Publication
Automatic Security-Flaw Detection — Towards a Fair Evaluation and Comparison
Bernhard Berger; Christina Plump
In: Software and Systems Modeling (SoSyM), Springer Science and Business Media LLC, 2025.
Abstract
Threat Modeling is an essential step in secure software system development. It is a (so far) manual, attacker-centric approach for identifying architecture-level security flaws during the planning phase of software systems. In recent years, academia has presented ideas to automate threat detection that do not focus on a particular class of security flaws but offer means of pattern-based security flaw descriptions. However, comparing presented ideas (tools) for automated threat detection contains the potential for unwilling bias or restricted information content.
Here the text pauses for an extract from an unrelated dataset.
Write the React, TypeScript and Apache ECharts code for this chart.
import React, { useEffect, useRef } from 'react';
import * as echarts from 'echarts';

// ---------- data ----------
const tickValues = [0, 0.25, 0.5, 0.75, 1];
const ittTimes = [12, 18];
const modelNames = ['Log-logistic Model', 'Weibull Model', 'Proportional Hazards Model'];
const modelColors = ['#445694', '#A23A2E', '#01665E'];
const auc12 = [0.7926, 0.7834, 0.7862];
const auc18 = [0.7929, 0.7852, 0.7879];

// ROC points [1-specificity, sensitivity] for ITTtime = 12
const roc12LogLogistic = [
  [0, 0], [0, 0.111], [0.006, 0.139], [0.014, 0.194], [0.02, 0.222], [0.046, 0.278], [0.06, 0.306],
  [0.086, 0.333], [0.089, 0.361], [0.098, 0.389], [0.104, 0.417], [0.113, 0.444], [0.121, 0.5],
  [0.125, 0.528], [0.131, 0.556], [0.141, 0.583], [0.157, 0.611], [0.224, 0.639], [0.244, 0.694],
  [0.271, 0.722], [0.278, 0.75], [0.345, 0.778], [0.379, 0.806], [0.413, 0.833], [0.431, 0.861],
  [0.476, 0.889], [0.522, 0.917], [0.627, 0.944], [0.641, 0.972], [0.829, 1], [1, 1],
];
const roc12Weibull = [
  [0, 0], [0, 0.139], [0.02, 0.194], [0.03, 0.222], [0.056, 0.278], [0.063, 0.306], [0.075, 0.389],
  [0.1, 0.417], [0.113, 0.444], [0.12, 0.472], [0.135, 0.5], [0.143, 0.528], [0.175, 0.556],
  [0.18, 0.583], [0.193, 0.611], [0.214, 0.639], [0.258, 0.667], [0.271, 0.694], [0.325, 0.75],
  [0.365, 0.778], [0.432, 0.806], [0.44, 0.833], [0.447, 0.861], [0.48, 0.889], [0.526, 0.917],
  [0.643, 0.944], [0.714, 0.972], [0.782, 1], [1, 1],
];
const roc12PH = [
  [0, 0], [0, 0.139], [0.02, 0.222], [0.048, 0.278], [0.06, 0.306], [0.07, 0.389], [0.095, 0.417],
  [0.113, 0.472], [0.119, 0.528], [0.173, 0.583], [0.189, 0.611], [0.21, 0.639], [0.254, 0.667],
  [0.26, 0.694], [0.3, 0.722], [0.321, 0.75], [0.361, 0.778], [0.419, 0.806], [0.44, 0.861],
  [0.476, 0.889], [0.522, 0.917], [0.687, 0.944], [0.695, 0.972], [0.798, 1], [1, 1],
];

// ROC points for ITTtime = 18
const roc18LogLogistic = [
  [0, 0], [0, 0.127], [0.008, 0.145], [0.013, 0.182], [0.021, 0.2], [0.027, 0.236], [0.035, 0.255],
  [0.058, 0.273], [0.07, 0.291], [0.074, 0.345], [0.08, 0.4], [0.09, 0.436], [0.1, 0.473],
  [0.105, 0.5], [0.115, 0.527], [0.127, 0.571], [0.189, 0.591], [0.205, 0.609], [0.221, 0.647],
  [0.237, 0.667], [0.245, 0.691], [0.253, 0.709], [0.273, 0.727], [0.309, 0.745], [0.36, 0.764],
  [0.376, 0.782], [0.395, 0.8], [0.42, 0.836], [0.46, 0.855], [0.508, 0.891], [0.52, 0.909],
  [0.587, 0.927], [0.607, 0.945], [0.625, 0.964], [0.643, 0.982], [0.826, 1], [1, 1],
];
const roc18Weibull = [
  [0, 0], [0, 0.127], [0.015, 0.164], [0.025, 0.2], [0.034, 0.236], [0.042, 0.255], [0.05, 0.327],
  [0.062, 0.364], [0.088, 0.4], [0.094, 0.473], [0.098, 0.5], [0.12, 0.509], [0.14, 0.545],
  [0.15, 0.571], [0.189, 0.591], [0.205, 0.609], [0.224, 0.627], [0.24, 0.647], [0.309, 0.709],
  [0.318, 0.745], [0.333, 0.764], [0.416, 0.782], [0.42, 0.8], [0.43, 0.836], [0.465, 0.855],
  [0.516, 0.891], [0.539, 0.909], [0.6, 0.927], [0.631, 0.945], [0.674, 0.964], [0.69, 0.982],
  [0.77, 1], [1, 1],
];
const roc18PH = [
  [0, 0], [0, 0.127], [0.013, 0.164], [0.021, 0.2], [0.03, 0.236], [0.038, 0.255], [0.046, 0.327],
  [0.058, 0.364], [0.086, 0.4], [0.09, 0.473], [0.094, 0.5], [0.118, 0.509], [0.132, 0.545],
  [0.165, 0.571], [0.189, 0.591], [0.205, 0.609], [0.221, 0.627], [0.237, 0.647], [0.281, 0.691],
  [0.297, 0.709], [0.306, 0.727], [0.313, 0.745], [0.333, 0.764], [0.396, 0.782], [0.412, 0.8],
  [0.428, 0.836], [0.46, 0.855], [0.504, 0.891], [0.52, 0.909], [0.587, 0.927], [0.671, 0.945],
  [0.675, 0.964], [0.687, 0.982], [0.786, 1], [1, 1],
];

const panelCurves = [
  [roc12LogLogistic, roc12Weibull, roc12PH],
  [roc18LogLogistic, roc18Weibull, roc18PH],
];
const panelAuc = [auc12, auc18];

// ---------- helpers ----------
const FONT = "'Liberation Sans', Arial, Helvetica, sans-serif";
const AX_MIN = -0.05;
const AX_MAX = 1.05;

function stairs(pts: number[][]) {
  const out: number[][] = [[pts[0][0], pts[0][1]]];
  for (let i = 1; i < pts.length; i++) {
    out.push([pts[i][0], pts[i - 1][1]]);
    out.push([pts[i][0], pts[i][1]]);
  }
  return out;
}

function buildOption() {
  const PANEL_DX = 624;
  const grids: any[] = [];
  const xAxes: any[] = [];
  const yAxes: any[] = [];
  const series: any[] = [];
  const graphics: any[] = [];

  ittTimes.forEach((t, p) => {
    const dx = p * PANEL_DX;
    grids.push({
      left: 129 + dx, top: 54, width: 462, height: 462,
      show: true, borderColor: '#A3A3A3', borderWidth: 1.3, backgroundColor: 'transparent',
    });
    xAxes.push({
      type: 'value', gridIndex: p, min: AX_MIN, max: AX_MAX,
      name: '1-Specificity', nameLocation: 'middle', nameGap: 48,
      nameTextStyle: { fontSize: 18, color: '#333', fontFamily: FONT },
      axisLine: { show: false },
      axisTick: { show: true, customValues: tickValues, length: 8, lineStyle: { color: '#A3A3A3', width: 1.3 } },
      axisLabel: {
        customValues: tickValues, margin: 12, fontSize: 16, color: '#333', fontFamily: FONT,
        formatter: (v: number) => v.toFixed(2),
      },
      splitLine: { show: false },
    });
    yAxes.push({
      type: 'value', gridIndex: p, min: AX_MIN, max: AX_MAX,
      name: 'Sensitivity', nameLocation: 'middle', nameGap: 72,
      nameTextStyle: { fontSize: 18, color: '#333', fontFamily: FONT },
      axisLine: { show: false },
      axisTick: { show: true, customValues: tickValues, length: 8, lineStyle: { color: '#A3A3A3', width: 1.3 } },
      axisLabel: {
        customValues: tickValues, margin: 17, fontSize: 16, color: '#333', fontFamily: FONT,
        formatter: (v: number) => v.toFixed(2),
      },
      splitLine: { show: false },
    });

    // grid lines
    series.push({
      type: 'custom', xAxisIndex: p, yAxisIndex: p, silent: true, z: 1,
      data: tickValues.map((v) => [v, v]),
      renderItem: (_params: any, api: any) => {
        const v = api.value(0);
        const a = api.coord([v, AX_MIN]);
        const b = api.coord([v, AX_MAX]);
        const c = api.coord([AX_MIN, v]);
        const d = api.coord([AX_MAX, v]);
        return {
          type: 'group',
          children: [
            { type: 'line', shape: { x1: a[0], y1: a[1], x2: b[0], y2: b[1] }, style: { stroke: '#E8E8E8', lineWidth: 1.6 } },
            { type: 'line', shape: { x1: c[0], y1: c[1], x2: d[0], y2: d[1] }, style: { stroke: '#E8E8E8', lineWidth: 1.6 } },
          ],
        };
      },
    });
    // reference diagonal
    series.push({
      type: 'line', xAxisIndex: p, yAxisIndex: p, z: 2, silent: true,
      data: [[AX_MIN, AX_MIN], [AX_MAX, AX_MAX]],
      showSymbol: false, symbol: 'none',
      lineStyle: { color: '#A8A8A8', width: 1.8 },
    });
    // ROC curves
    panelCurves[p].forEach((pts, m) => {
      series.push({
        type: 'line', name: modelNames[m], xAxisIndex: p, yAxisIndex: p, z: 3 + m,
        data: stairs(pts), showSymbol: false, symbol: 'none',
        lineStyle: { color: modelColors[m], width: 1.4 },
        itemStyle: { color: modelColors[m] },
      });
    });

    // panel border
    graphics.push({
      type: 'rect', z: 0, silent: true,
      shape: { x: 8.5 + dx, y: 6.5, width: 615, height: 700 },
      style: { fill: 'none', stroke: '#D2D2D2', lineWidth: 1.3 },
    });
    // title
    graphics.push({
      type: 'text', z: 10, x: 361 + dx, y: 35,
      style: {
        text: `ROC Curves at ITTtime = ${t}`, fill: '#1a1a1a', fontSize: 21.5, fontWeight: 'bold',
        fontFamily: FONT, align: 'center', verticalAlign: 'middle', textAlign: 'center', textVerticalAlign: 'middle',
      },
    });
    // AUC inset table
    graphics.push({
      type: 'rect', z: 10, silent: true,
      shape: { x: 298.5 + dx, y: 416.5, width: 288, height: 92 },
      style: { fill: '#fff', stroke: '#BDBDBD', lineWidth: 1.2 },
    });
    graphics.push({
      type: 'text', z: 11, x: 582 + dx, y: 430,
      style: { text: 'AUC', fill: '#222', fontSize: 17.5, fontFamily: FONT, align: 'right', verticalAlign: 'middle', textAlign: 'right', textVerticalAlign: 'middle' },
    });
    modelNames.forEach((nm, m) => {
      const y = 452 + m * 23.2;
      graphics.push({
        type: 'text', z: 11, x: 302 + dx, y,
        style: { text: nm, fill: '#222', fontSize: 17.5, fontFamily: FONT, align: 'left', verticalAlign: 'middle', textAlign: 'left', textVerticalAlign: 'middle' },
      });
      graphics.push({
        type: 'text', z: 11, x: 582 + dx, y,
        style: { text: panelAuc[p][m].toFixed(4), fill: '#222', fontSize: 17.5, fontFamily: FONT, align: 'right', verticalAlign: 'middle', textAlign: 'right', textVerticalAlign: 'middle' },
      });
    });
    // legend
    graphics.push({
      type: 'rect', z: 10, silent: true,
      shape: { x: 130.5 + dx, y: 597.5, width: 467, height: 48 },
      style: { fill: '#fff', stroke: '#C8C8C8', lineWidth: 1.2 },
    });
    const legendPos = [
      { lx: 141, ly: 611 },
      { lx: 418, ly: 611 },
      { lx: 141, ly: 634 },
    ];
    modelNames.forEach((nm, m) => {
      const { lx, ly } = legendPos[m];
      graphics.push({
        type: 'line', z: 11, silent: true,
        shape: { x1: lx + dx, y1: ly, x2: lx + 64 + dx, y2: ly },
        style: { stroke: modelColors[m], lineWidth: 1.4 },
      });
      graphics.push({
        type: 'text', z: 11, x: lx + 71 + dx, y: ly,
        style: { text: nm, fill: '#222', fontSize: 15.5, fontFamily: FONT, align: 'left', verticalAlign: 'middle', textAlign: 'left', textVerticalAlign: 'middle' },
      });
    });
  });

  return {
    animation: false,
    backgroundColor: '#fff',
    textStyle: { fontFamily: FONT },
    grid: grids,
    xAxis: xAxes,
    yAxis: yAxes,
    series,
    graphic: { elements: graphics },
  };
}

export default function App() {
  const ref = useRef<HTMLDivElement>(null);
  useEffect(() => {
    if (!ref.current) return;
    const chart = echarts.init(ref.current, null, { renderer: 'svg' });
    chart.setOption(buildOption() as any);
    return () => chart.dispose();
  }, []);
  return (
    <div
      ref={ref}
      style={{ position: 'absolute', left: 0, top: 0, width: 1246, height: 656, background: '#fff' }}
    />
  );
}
In this work, we investigate the process of comparing automatic security flaw detection tools, clarify common pitfalls during this process, and propose a fair, reproducible, and informative comparison approach to be used as a community standard. We additionally discuss the necessary steps for the community to effectively implement this approach and support improved comparisons and evaluations in the future. We use a previously published case study to determine problems with current comparison techniques and classify different levels of comparison to be used for future reference as our main contribution. As a consequence, we propose using a model-based approach for specifying security flaws and apply an existing natural language-based catalogue to this model-based approach. Furthermore, we introduce an inspection process model (for providing a standard to specify findings of a threat detection process) to streamline the evaluation and comparisons of automatic security flaw detection tools. We provide an exemplary evaluation of this detection guideline and inspection process model along the lines of both automatic approaches from the original case study. All artefacts of the work are publicly available to support the research community and to create a common baseline for future tool comparisons.